The elevation of the former backup means that there is now a new, hungry running back only one injury away from fantasy greatness.
I've identified three backup running backs that most are ignoring because they were total afterthoughts to start the season. But each has huge upside because they are the likely the next-man-up in offenses that tend to produce stud fantasy running backs.
These are running backs that you should be looking to add in deeper leagues now that we're through the byes and don't need as much roster depth.
Rod Smith, Dallas Cowboys
Now that Christine Michael-truther meetings have finally shut their doors (I'm going to miss the free coffee), Darren McFadden is left unquestionably with an extremely valuable and voluminous workload in Dallas.

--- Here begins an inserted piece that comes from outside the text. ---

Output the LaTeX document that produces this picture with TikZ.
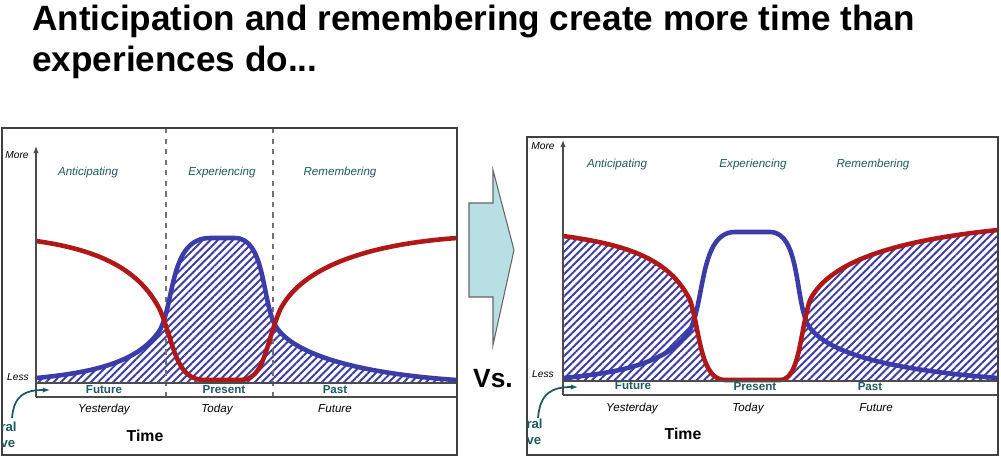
\documentclass[tikz,border=0pt]{standalone}
\usepackage{fontspec}
\setmainfont{Liberation Sans}
\usetikzlibrary{patterns.meta,arrows.meta}
\definecolor{cred}{HTML}{B01818}
\definecolor{cblue}{HTML}{3C3CA8}
\definecolor{cteal}{HTML}{1F5A60}
\definecolor{ccyan}{HTML}{B8E0E4}
\tikzset{
  panel/.style={draw=black!75,line width=0.8pt},
  redc/.style={draw=cred,line width=2.6pt},
  bluec/.style={draw=cblue,line width=2.6pt},
  hatch/.style={pattern={Lines[angle=45,distance=3pt,line width=1.1pt]},pattern color=cblue},
  phase/.style={font=\fontsize{6.6}{7}\selectfont\itshape,text=cteal},
  axlab/.style={font=\fontsize{5.8}{6}\selectfont\itshape},
  band/.style={font=\fontsize{6.6}{7}\selectfont\bfseries,text=cteal},
  when/.style={font=\fontsize{6.6}{7}\selectfont\itshape},
  timel/.style={font=\fontsize{9}{10}\selectfont\bfseries},
  dashv/.style={draw=black!55,dashed,line width=0.6pt},
  ttl/.style={anchor=west,inner sep=0pt,font=\fontsize{20}{24}\selectfont\bfseries},
}
\begin{document}
\begin{tikzpicture}[x=0.02cm,y=-0.02cm]
\useasboundingbox (0,0) rectangle (1001,458);
% title
\node[ttl] (t1) at (32,21) {Anticipation and remembering create more time than};
\node[ttl] (t2) at (32,62) {experiences do...};
% ---------- left panel
\fill[white] (2,128) rectangle (457,455);
\path[hatch] (36,383) -- (36,378) .. controls (100,372) and (140,360) .. (160,330) .. controls (175,300) and (170,238) .. (210,238) -- (235,238) .. controls (265,238) and (262,300) .. (275,325) .. controls (295,360) and (380,375) .. (457,380) -- (457,383) -- cycle;
\draw[dashv] (166,128) -- (166,397);
\draw[dashv] (273,128) -- (273,397);
\draw[bluec] (36,378) .. controls (100,372) and (140,360) .. (160,330) .. controls (175,300) and (170,238) .. (210,238) -- (235,238) .. controls (265,238) and (262,300) .. (275,325) .. controls (295,360) and (380,375) .. (457,380);
\draw[redc] (36,241) .. controls (100,250) and (140,270) .. (160,310) .. controls (175,345) and (175,380) .. (205,380) -- (240,380) .. controls (265,380) and (265,345) .. (280,310) .. controls (300,270) and (360,245) .. (457,238);
\draw[black!70,line width=0.6pt] (36,383) -- (457,383) (36,397) -- (457,397);
\draw[black!70,line width=0.6pt,-{Latex[length=4pt]}] (36,397) -- (36,146);
\draw[panel] (2,128) rectangle (457,455);
\node[axlab] (lm) at (17,155) {More};
\node[axlab] (ll) at (18,377) {Less};
\node[phase] (la) at (88,172) {Anticipating};
\node[phase] (le) at (222,172) {Experiencing};
\node[phase] (lr) at (340,172) {Remembering};
\node[band] (lf) at (104,390) {Future};
\node[band] (lp) at (224,390) {Present};
\node[band] (lpa) at (335,390) {Past};
\node[when] (ly) at (104,409) {Yesterday};
\node[when] (lt) at (217,409) {Today};
\node[when] (lfu) at (335,409) {Future};
\node[timel] (ltm) at (145,436) {Time};
\begin{scope}
\clip (2,128) rectangle (457,455);
\node[band,anchor=east,align=left,inner sep=0pt,font=\fontsize{7.5}{9}\selectfont\bfseries] (lcv) at (17,435) {ral\\ve};
\end{scope}
\coordinate (lc0) at (12,418);
\coordinate (lc1) at (50,390);
\draw[cteal,line width=1pt,-{Latex[length=4pt]}] (lc0) .. controls (14,395) and (25,390) .. (lc1);
% ---------- arrow and Vs.
\draw[fill=ccyan,draw=black!60,line width=0.6pt] (469,203) -- (493,203) -- (493,170) -- (514,250) -- (493,345) -- (493,297) -- (469,297) -- cycle;
\node[font=\fontsize{15}{17}\selectfont\bfseries] (vs) at (493,379) {Vs.};
% ---------- right panel
\fill[white] (527,137) rectangle (998,455);
\path[hatch] (563,380) -- (563,236) .. controls (630,245) and (670,260) .. (690,300) .. controls (700,330) and (700,380) .. (725,380) -- (780,380) .. controls (800,380) and (800,330) .. (810,300) .. controls (830,260) and (900,240) .. (998,230) -- (998,380) -- cycle;
\draw[bluec] (563,378) .. controls (630,372) and (670,360) .. (690,330) .. controls (705,300) and (700,232) .. (735,232) -- (770,232) .. controls (800,232) and (795,300) .. (808,325) .. controls (830,360) and (920,372) .. (998,378);
\draw[redc] (563,236) .. controls (630,245) and (670,260) .. (690,300) .. controls (700,330) and (700,380) .. (725,380) -- (780,380) .. controls (800,380) and (800,330) .. (810,300) .. controls (830,260) and (900,240) .. (998,230);
\draw[black!70,line width=0.6pt] (563,381) -- (998,381) (563,395) -- (998,395);
\draw[black!70,line width=0.6pt,-{Latex[length=4pt]}] (563,395) -- (563,140);
\draw[panel] (527,137) rectangle (998,455);
\node[axlab] (rm) at (543,146) {More};
\node[axlab] (rl) at (543,374) {Less};
\node[phase] (ra) at (617,164) {Anticipating};
\node[phase] (re) at (753,164) {Experiencing};
\node[phase] (rr) at (873,164) {Remembering};
\node[band] (rf) at (633,386) {Future};
\node[band] (rp) at (755,387) {Present};
\node[band] (rpa) at (870,387) {Past};
\node[when] (ry) at (632,408) {Yesterday};
\node[when] (rt) at (748,408) {Today};
\node[when] (rfu) at (876,408) {Future};
\node[timel] (rtm) at (683,434) {Time};
\begin{scope}
\clip (527,137) rectangle (998,455);
\node[band,anchor=east,align=left,inner sep=0pt,font=\fontsize{7.5}{9}\selectfont\bfseries] (rcv) at (543,432) {ral\\ve};
\end{scope}
\coordinate (rc0) at (538,418);
\coordinate (rc1) at (578,387);
\draw[cteal,line width=1pt,-{Latex[length=4pt]}] (rc0) .. controls (540,393) and (552,387) .. (rc1);
\end{tikzpicture}
\end{document}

But, Michael's void doesn't remain unfilled. The next running back on the Cowboys depth chart is former undrafted free agent Rod Smith.
I haven't heard much buzz about Smith, but he has a few things going for him.
First, McFadden has never been the healthiest back, missing multiple games in five of his seven previous seasons and showing up Thursday on the injury report with a groin issue.
Second, the way the Cowboys are riding McFadden (averaging 23.25 carries in the last four games) after doing the same with DeMarco Murray the previous year (392 carries), means that whoever replaces a hypothetically-injured McFadden could see similar volume.
Third, the Cowboys backfield is a goldmine for fantasy production. Murray was the top fantasy back in standard scoring last year (second to Le'Veon Bell in PPR), and McFadden has averaged a healthy 13 standard fantasy points since becoming the starter. During that four-game stretch, the Dallas offense was "led" by Matt Cassel, not Tony Romo who's set to return this weekend.
But can Smith succeed if given the reins? We can't say for sure, but he does have a few things that suggests he could.
Smith was a four-star recruit out of high school and rated as the number-sxi running back in the country. Smith played college ball at Ohio State, but academic and off-the-field issues plagued his time there before the team eventually dismissed him in 2014.
The Seattle Seahawks signed Smith in 2015 as an undrafted free agent, and he impressed this preseason with 10 carries for 70 rush yards and 6 receptions. Smith was called up from the Seahawks' practice squad when Marshawn Lynch missed time with an injury, and then the Seahawks cut Smith, presumably in the hopes of adding him back to the practice squad.
The Cowboys didn't let that happen, signing Smith off of waivers. We don't know a lot about Smith's athleticism due to his lack of Combine and Pro Day workout metrics, but at 6'3" and 226 pounds, Smith looks like a prototype workhorse back.
Tim Hightower, New Orleans Saints
Tim Hightower had a mildly successful stint with the Arizona Cardinals from 2008 to 2010 and 84 carries for the Washington Redskins in 2011. After two years out of the NFL, Hightower signed with the Saints this year, was the Saints leading rusher during the preseason (29 carries for 96 yards), then was cut and re-signed twice. He's likely to stick this time with Khiry Robinson out for the year with a broken leg.
It's tough to say how much the 29-year-old Hightower has left in the tank, but we know that he's the only running back behind Mark Ingram with the size (220 pounds) to handle a significant rushing workload. The Saints' high-powered offense -- they rank third in the NFL in Adjusted Net Expected Points (NEP) -- provides plenty of scoring opportunities for running backs, ranking as the second highest scoring backfield in standard fantasy scoring this year (first in PPR scoring).
If Ingram misses time, Hightower could be thrust into a starting role, and the Saints have a favorable fantasy playoffs schedule facing the Buccaneers, Lions and Jaguars in Weeks 14 through 16, though the Buccaneers and Jaguars rank in the top seven in Adjusted Defensive Rushing NEP.
Jordan Todman, Pittsburgh Steelers
Not to take anything away from DeAngelo Williams, but you have to wonder if any functional running back could be a huge producer for the Steelers when the offense is clicking on all cylinders.
Jordan Todman certainly does not have the pedigree of Le'Veon Bell or Williams, but he isn't a total slouch. Todman showed blazing speed at the 2012 Combine (4.40-second 40-yard dash), and at the University of Connecticut, Todman had almost 3,000 rushing yards in his sophomore and junior seasons, proving doubters wrong that his smaller frame (203 pounds at the Combine) would prevent him from being a workhorse.
Todman has mostly been buried on various depth chart since entering the NFL in 2011, but in one game with starter reps for the Jaguars in 2011, Todman carried the ball 25 times for 109 yards with 4 receptions. Todman isn't a sure thing to get 15-plus carries if Williams is injured, but the possibility might be worth a bench spot, especially because Williams was reported to be suffering from foot issue last week.